Sahdev called Air Vice Marshal Denzil Keelor to tell him that the IAF should be ready to fly to the Maldives. By 7.15 am, Air Headquarters had alerted the transport aircraft fleets at Agra and Jorhat. At the office of the Prime Minister’s private secretary, Vincent George, Ronen Sen took a call from Zaki in Malé, and told him to stay on the line so as to not alert the coup leaders through switchboard activity — thus starting “the longest call ever made between Delhi and Malé”, lasting for the entire 18-hour duration of the attempted coup.
At a chaotic and noisy meeting at the Army Operations Room in South Block, initially “no one had any clear ideas”, Sen said, “and people were passing around tourist picture postcards of the Maldives to make sense of the place”. After Rajiv noted that this was the first time a neighbour had requested help against a coup attempt, it was agreed that India would provide military help to Gayoom’s government. The Air Force would fly an Army contingent in, and keep supply lines open. The Navy would stand by to respond to the evolving situation.
The initial plan to paradrop soldiers from the Agra-based Parachute Brigade was abandoned due to the absence of a dropping zone on the islands that was large enough for the paratroopers to drift in and land on firm ground. The Military Operations Directorate informed the PMO that casualties could be as high as 40%-50% — a cost Rajiv was unwilling to pay at a time when a large number of body bags were already coming in from the IPKF campaign in Sri Lanka. It was then decided to land Il-76 transport aircraft at Hulhulé airport — the Para brigade would secure the air base and use commercial and private boats to get to Malé. While government forces still had control of the airport, all that the Indian Army and Air Force had going into the operation were tourist brochures, guide maps and some World War II maps.
The Parachute Brigade led by Brigadier ‘Bull’ Bulsara was tasked to take off from Agra by 2.30 pm. He planned that in case Hulhulé airport falls to the rebels, 60 paratroopers (only 60 D5 packed parachutes were available) would drop down. Banerjee had been flown to Agra to give Bulsara firsthand inputs; the Brigadier got him to come along to Hulhulé in the leading aircraft. Banerjee requested official permission and a shaving kit.

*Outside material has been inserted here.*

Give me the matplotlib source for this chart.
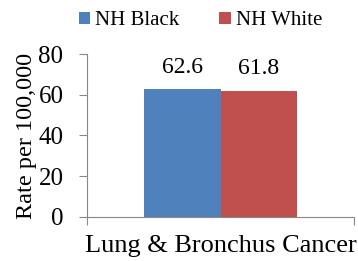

“The troops of the 50 Para Brigade boarded the two Il-76s with assault rifles and other weapons, while I boarded with my shaving gear,” recounted Banerjee, perhaps the only IFS officer to have been in the vanguard of an Indian military operation. The aircraft, Friendly One and Friendly Two, took off from Agra a few minutes before 5 pm, the paratroopers shouting “Chhatri (Parachute) Mata Ki Jai”. Operation Cactus was under way.
“I was amazed to see travel magazines and tourist brochures on the Maldives instead of military maps,” Flying Officer Ashok K Chordia, who was on board the first aircraft, said. An hour before landing at Hulhulé, he asked both Bulsara and Banerjee for their thoughts on what was coming. “I hope that everything goes off as planned,” Banerjee wrote. Bulsara wrote: “By 1000 h tomorrow, we will secure the President and the airstrip.”
As it turned out, Bulsara was more than able to meet his own deadline. After landing at Hulhulé, he called Gayoom on local telephone: “Mr President, the Indian Army has arrived and will do its best.” He later recounted: “I was not about to go through what I had these past 10 hours, fly 3,000 kilometres, and then lose him to a bunch of ragtag mercenaries.”
At 2.10 am on 4 November, the paratroopers secured the Maldivian President. At 3.15 am, Bulsara and Banerjee reached him. At 4 am, Gayoom spoke with Rajiv, thanked him, and informed him that Indian soldiers were in control of Malé.
Operation Cactus was hailed internationally. British Prime Minister Margaret Thatcher said, “Thank God for India”, and President Ronald Reagan of the US declared that the Indian action “will be remembered as a valuable contribution to regional stability”. Time magazine did a cover story: “Super Power”. Even top Pakistani military officials expressed awe at the swiftness and efficacy of India’s response. But the men who participated in that flawless operation got no medals, and the Defence Ministry is yet to bring out the official history of Cactus.
Nearly 30 years later, the Indian Armed Forces would not attempt an encore. There are several reasons — China now plays an enormous role in the Indian Ocean; unlike in 1988, the request for intervention this time is from the Maldivian opposition; and the consequences of Indian military action would be infinitely more complex.